By Jorge Florez — November 23, 2015.
Can citizens find and make use of the data they need to track the use of their taxes – to follow the money – in relation to particular issues? On October 24th and 25th, we gathered 10 teams of Mexican citizens interested in transparency and open government – but not experts on these issues or in fiscal governance – to see how far they could get in trying to get a full picture about the flow of public resources, from the national budget to the delivery of specific sectoral outputs.
Teams competed in five head to head challenges to follow the money in relation to the following policy issues:
- Recovery of public spaces: a program aimed at delivering improvements to the available infrastructure and community activities to promote its use.
- Scholarships for higher education: one of the scholarships awarded using resources from Mexico’s national budget.
- Infrastructure for indigenous communities: a social program that seeks to support projects prioritized by the most vulnerable indigenous communities in the country.
- Healthy communities: a program with the objective of preventing illnesses by promoting healthy conducts in selected municipalities.

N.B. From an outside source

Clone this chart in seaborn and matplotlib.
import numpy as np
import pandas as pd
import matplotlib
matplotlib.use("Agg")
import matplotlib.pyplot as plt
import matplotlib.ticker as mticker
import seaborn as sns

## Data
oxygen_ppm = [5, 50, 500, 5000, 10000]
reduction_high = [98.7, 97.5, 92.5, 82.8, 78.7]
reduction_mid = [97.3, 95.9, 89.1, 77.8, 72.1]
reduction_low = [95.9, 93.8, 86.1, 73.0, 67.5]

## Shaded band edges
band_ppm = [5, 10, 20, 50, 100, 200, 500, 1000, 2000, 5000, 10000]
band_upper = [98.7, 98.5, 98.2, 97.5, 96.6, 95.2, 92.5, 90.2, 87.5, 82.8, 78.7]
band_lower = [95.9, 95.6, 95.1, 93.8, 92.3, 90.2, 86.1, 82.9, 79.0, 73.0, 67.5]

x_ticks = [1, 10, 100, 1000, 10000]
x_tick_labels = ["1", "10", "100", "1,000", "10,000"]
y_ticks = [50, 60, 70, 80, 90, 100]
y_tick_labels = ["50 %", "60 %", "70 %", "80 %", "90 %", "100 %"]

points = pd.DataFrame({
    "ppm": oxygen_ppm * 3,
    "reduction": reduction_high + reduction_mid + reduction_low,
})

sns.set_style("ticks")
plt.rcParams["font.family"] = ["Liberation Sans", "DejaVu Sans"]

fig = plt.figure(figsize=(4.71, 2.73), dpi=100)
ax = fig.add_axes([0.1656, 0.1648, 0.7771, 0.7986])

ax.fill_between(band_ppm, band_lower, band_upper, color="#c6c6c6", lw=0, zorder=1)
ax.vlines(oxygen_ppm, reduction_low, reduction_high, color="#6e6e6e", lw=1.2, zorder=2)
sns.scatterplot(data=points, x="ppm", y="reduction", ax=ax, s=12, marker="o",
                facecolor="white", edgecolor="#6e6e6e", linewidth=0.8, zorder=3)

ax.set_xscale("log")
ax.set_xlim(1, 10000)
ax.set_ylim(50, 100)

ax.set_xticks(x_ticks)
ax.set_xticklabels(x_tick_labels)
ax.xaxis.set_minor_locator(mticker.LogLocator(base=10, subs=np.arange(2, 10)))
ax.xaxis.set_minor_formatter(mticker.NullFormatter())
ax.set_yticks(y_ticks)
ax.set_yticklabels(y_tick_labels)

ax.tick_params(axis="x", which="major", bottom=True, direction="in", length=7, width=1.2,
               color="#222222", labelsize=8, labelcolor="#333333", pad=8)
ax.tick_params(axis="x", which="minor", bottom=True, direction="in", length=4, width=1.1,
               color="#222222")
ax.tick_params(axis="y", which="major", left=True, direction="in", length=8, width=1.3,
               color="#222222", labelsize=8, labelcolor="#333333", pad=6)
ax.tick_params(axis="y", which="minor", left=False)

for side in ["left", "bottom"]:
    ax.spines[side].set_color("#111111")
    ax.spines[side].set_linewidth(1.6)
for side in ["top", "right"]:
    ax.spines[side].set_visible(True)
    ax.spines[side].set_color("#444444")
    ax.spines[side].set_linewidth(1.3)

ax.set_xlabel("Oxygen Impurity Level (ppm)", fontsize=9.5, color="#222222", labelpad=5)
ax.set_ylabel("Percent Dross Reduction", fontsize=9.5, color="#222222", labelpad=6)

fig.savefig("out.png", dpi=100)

- Subsidies for migrant communities: an innovative program in which the Mexican government gives 3 Mexican pesos for each one sent back to Mexico by expats, with these resources used to support projects in selected communities around the country.
In each of these challenges participants were challenged to find and use publicly available information to answer a set of six questions that will enable them to follow the money (see figure), to map the route they followed, and to make recommendations about what could be done to make it easier for citizens to follow the money.

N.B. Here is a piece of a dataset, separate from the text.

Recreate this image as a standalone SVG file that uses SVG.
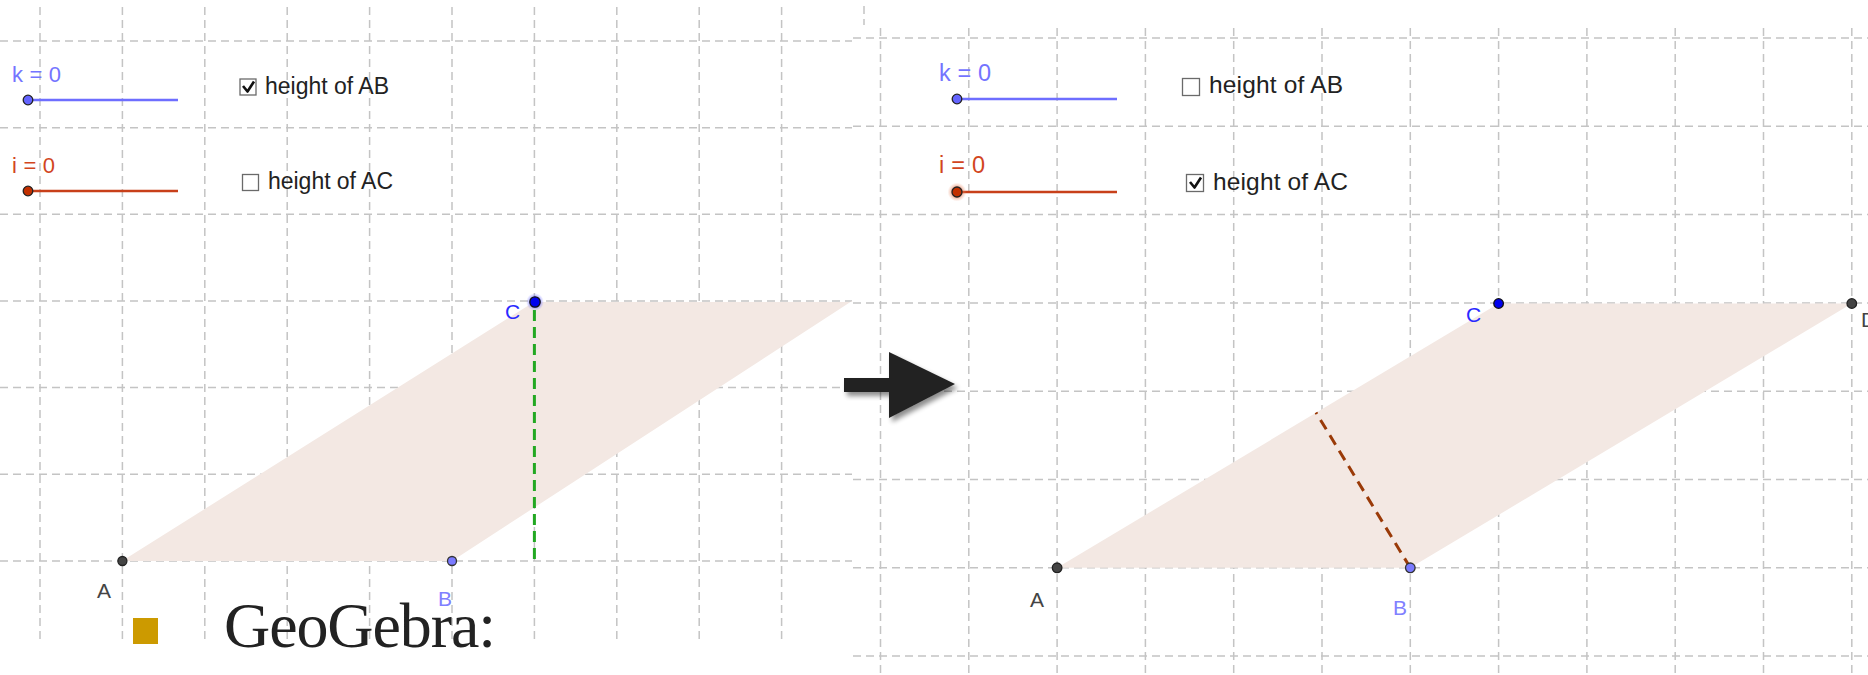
<svg xmlns="http://www.w3.org/2000/svg" width="1868" height="675" viewBox="0 0 1868 675">
  <style>
    .grid { stroke: #c4c4c4; stroke-width: 1.5; stroke-dasharray: 8 5; fill: none; }
    .lbl { font-family: "Liberation Sans", Arial, sans-serif; font-size: 21px; }
    .ui { font-family: "Liberation Sans", Arial, sans-serif; fill: #222; }
    .slk { fill: #7474ff; font-family: "Liberation Sans", Arial, sans-serif; }
    .sli { fill: #d2461e; font-family: "Liberation Sans", Arial, sans-serif; }
    .cb { fill: #ffffff; stroke: #6a6a6a; stroke-width: 1.3; }
    .chk { fill: none; stroke: #111; stroke-width: 2.6; stroke-linejoin: round; }
    .fill { fill: #f3e8e3; }
    .ptA { fill: #444; stroke: #222; stroke-width: 1.3; }
    .ptB { fill: #7a7aff; stroke: #333; stroke-width: 1.3; }
    .ptC { fill: #0000ee; stroke: #111; stroke-width: 1.3; }
  </style>
  <defs>
    <filter id="shadow" x="-20%" y="-20%" width="150%" height="160%">
      <feGaussianBlur in="SourceAlpha" stdDeviation="2.5"/>
      <feOffset dx="3" dy="4" result="b"/>
      <feComponentTransfer><feFuncA type="linear" slope="0.45"/></feComponentTransfer>
      <feMerge><feMergeNode/><feMergeNode in="SourceGraphic"/></feMerge>
    </filter>
    <radialGradient id="haloB">
      <stop offset="0.5" stop-color="#4a4aff" stop-opacity="0.6"/>
      <stop offset="1" stop-color="#8080ff" stop-opacity="0"/>
    </radialGradient>
    <radialGradient id="haloR">
      <stop offset="0.5" stop-color="#e06a40" stop-opacity="0.6"/>
      <stop offset="1" stop-color="#f0a080" stop-opacity="0"/>
    </radialGradient>
  </defs>
  <rect width="1868" height="675" fill="#ffffff"/>

  <!-- LEFT PANEL -->
  <g id="left-panel">
    <g id="left-grid" class="grid">
      <path d="M40,7V642 M122.4,7V642 M204.8,7V642 M287.2,7V642 M369.6,7V642 M452,7V642 M534.4,7V642 M616.8,7V642 M699.2,7V642 M781.6,7V642"/>
      <path d="M0,41H852 M0,127.7H852 M0,214.3H852 M0,301H852 M0,387.6H852 M0,474.3H852 M0,561H852"/>
    </g>
    <polygon id="left-parallelogram" class="fill" points="122,561 452,561 852,301 852,302 534,302"/>
    <g id="left-slider-k">
      <text class="slk" x="12" y="82" font-size="22" textLength="49">k = 0</text>
      <line x1="28" y1="100" x2="178" y2="100" stroke="#6e6eff" stroke-width="2.6"/>
      <circle cx="28" cy="100" r="4.8" fill="#6464ff" stroke="#222" stroke-width="1.3"/>
    </g>
    <g id="left-slider-i">
      <text class="sli" x="12" y="173" font-size="22" textLength="43">i = 0</text>
      <line x1="28" y1="191" x2="178" y2="191" stroke="#c8401a" stroke-width="2.6"/>
      <circle cx="28" cy="191" r="4.8" fill="#c23000" stroke="#222" stroke-width="1.3"/>
    </g>
    <g id="left-check-AB">
      <rect class="cb" x="240" y="79" width="16" height="16"/>
      <path class="chk" d="M243,86 L247.5,91.5 L254,81.5"/>
      <text class="ui" x="265" y="94" font-size="23" textLength="124">height of AB</text>
    </g>
    <g id="left-check-AC">
      <rect class="cb" x="242.5" y="174.5" width="16" height="16"/>
      <text class="ui" x="268" y="189" font-size="23" textLength="125">height of AC</text>
    </g>
    <g id="left-connectors">
      <line x1="534.4" y1="310" x2="534.4" y2="561" stroke="#22a822" stroke-width="3" stroke-dasharray="11 6"/>
    </g>
    <g id="left-A">
      <circle class="ptA" cx="122.4" cy="561" r="4.5"/>
      <text class="lbl" x="97" y="598" fill="#444">A</text>
    </g>
    <g id="left-B">
      <circle class="ptB" cx="452" cy="561" r="4.5"/>
      <text class="lbl" x="438" y="606" fill="#8080ff">B</text>
    </g>
    <g id="left-C">
      <circle cx="535" cy="302" r="9" fill="url(#haloB)"/>
      <circle class="ptC" cx="535" cy="302" r="5.2"/>
      <text class="lbl" x="505" y="319" fill="#2a2aff">C</text>
    </g>
    <g id="bullet">
      <rect x="133" y="618" width="25" height="26" fill="#cc9a00"/>
      <text x="224" y="647" font-family="'Liberation Serif', 'Times New Roman', serif" font-size="64" fill="#222" textLength="272">GeoGebra:</text>
    </g>
  </g>

  <!-- RIGHT PANEL -->
  <g id="right-panel">
    <g id="right-grid" class="grid">
      <path d="M864,6V25"/>
      <path d="M880.5,28V675 M968.8,28V675 M1057.1,28V675 M1145.4,28V675 M1233.7,28V675 M1322,28V675 M1410.3,28V675 M1498.6,28V675 M1586.9,28V675 M1675.2,28V675 M1763.5,28V675 M1851.8,28V675"/>
      <path d="M853,38H1868 M853,126.3H1868 M853,214.6H1868 M853,302.9H1868 M853,391.2H1868 M853,479.5H1868 M853,567.8H1868 M853,656.1H1868"/>
    </g>
    <polygon id="right-parallelogram" class="fill" points="1057.1,567.8 1410.3,567.8 1851.8,303.5 1498.6,303.5"/>
    <g id="right-slider-k">
      <text class="slk" x="939" y="81" font-size="23.5" textLength="52">k = 0</text>
      <line x1="957" y1="99" x2="1117" y2="99" stroke="#6e6eff" stroke-width="2.6"/>
      <circle cx="957" cy="99" r="4.8" fill="#6464ff" stroke="#222" stroke-width="1.3"/>
    </g>
    <g id="right-slider-i">
      <text class="sli" x="939" y="173" font-size="23.5" textLength="46">i = 0</text>
      <line x1="957" y1="192" x2="1117" y2="192" stroke="#c8401a" stroke-width="2.6"/>
      <circle cx="957" cy="192" r="9.5" fill="url(#haloR)"/>
      <circle cx="957" cy="192" r="5" fill="#c23000" stroke="#222" stroke-width="1.3"/>
    </g>
    <g id="right-check-AB">
      <rect class="cb" x="1182.5" y="78.5" width="17" height="17"/>
      <text class="ui" x="1209" y="93" font-size="24.5" textLength="134">height of AB</text>
    </g>
    <g id="right-check-AC">
      <rect class="cb" x="1186.5" y="174.5" width="17" height="17"/>
      <path class="chk" d="M1190,182 L1194.5,187.5 L1201,177.5"/>
      <text class="ui" x="1213" y="190" font-size="24.5" textLength="135">height of AC</text>
    </g>
    <g id="right-connectors">
      <line x1="1410.3" y1="567.8" x2="1316" y2="412.5" stroke="#9a3a08" stroke-width="3" stroke-dasharray="11 7"/>
    </g>
    <g id="right-A">
      <circle class="ptA" cx="1057.1" cy="567.8" r="4.8"/>
      <text class="lbl" x="1030" y="607" fill="#444">A</text>
    </g>
    <g id="right-B">
      <circle class="ptB" cx="1410.3" cy="567.8" r="4.8"/>
      <text class="lbl" x="1393" y="615" fill="#8080ff" font-size="22">B</text>
    </g>
    <g id="right-C">
      <circle class="ptC" cx="1498.6" cy="303.5" r="4.8"/>
      <text class="lbl" x="1466" y="322" fill="#2a2aff">C</text>
    </g>
    <g id="right-D">
      <circle class="ptA" cx="1851.8" cy="303.5" r="4.8"/>
      <text class="lbl" x="1861" y="327" fill="#444">D</text>
    </g>
  </g>

  <!-- ARROW -->
  <g id="arrow" filter="url(#shadow)">
    <polygon points="844,378 889,378 889,352 955,384 889,418 889,392 844,392" fill="#222222"/>
  </g>
</svg>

A first step for answering our question is assessing if teams were able to find the information they deemed necessary to answer each of these questions. How far were participants able to get in finding useful information needed to follow the money? The answer varies according to participants’ skills and the characteristics of the information available for the different programs. The results reported by teams – summarized in the table below – show that despite Mexico’s progress in fiscal transparency, there is important room for improvement in the publication of information about the budget and its use to deliver public services.

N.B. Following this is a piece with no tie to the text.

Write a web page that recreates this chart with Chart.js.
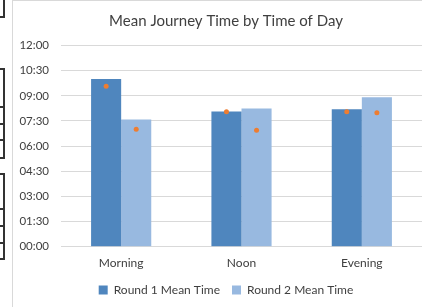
<!DOCTYPE html>
<html>
<head>
<meta charset="utf-8">
<script src="https://cdn.jsdelivr.net/npm/chart.js@4/dist/chart.umd.min.js"></script>
<style>
  html, body { margin: 0; padding: 0; background: #fff; }
  body { width: 422px; height: 307px; position: relative; overflow: hidden; }
  .cell { position: absolute; left: -2px; width: 5px; border: 2px solid #333; border-left: none; }
  #frame { position: absolute; left: 12px; top: 0; width: 440px; height: 310px;
           border-left: 1px solid #d9d9d9; border-top: 1px solid #d9d9d9; }
  #wrap { position: absolute; left: 13px; top: 1px; width: 426px; height: 306px; }
</style>
</head>
<body>
<!-- bits of the spreadsheet showing behind the chart -->
<div class="cell" style="top:-2px;height:16px"></div>
<div class="cell" style="top:68px;height:36px"></div>
<div class="cell" style="top:106px;height:15px"></div>
<div class="cell" style="top:123px;height:14px"></div>
<div class="cell" style="top:139px;height:16px"></div>
<div class="cell" style="top:173px;height:33px"></div>
<div class="cell" style="top:208px;height:15px"></div>
<div class="cell" style="top:225px;height:15px"></div>
<div class="cell" style="top:242px;height:14px"></div>
<div id="frame"></div>
<div id="wrap"><canvas id="myChart"></canvas></div>
<script>
// times in minutes
const categories = ['Morning', 'Noon', 'Evening'];
const round1Mean = [600, 484, 492];
const round2Mean = [455, 495, 535];
const round1Dots = [574, 483, 483];
const round2Dots = [420, 417, 479];
const yTicks = [0, 90, 180, 270, 360, 450, 540, 630, 720];

const fmt = (m) => {
  const h = Math.floor(m / 60), mm = Math.round(m % 60);
  return String(h).padStart(2, '0') + ':' + String(mm).padStart(2, '0');
};

// orange markers in the middle of each bar
const dotsPlugin = {
  id: 'dots',
  afterDatasetsDraw(chart) {
    const c = chart.ctx;
    const y = chart.scales.y;
    c.save();
    c.fillStyle = '#ed7d31';
    [round1Dots, round2Dots].forEach((vals, d) => {
      const bars = chart.getDatasetMeta(d).data;
      vals.forEach((v, i) => {
        c.beginPath();
        c.arc(bars[i].x, y.getPixelForValue(v), 2.5, 0, Math.PI * 2);
        c.fill();
      });
    });
    c.restore();
  },
};

const ctx = document.getElementById('myChart').getContext('2d');
new Chart(ctx, {
  type: 'bar',
  data: {
    labels: categories,
    datasets: [
      { label: 'Round 1 Mean Time', data: round1Mean, backgroundColor: '#4f86be',
        categoryPercentage: 0.5, barPercentage: 1 },
      { label: 'Round 2 Mean Time', data: round2Mean, backgroundColor: '#98b9e0',
        categoryPercentage: 0.5, barPercentage: 1 },
    ],
  },
  plugins: [dotsPlugin],
  options: {
    responsive: true,
    maintainAspectRatio: false,
    animation: false,
    layout: { padding: { left: 0, right: 0, top: 11.5, bottom: 1 } },
    plugins: {
      title: {
        display: true,
        text: 'Mean Journey Time by Time of Day',
        color: '#404040',
        font: { family: 'Lato', size: 15, weight: 'normal' },
        padding: { top: 0, bottom: 15 },
      },
      legend: {
        position: 'bottom',
        labels: {
          boxWidth: 9, boxHeight: 9,
          color: '#404040',
          font: { family: 'Lato', size: 12 },
          padding: 12,
        },
      },
      tooltip: { enabled: false },
    },
    scales: {
      x: {
        afterFit: (axis) => { axis.height = 25.3; },
        grid: { display: false, drawTicks: false },
        border: { color: '#d9d9d9' },
        ticks: { color: '#404040', font: { family: 'Lato', size: 12 }, padding: 9.3 },
      },
      y: {
        min: 0, max: 720,
        afterBuildTicks: (axis) => { axis.ticks = yTicks.map((v) => ({ value: v })); },
        afterFit: (axis) => { axis.width = 48; },
        grid: { color: '#d9d9d9', drawTicks: false },
        border: { display: false },
        ticks: { color: '#404040', font: { family: 'Lato', size: 11.5 }, padding: 12,
                 callback: (v) => fmt(v) },
      },
      // empty strip on the right: the chart runs on past the cropped edge
      yRight: {
        position: 'right',
        afterFit: (axis) => { axis.width = 17; },
        grid: { display: false },
        border: { display: false },
        ticks: { display: false },
      },
    },
  },
});
</script>
</body>
</html>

It is important to note that there were no limits on the information participants could use. Participants made use of to the budget transparency website, the open data portal, the websites of different government agencies, FOI requests, and other public resources. Our goal was not to assess specific websites or other transparency tools (some work has been done on that, see Socialtic here and this paper on budget transparency), but to identify what kind of information is needed to follow the money from a citizen perspective, whether it is available or not, and if the way in which it is presented enables citizens to effectively use it.
By using the reports made by the participants, their recommendations, and our own assessment of how far it is possible to follow the money, we aim to identify what kinds of problems were faced by participants, what kind of informational gaps were found, what skills were needed to follow the money, and to use this information to develop policy recommendations to inform efforts to increase transparency around the use of public resources.
Working closely with the Instituto Mexicano de Competitividad (IMCO) and the Instituto Nacional de Acceso a la Información Pública y Protección de Datos Personales (INAI), we will proceed to analyze the results from this exercise and to support similar work on subnational governments. We are also exploring the potential of making use of this sort of approach in other countries with the aim of informing the development of more policy commitments on open fiscal governance that go beyond data availability to say more about the value and use of that data.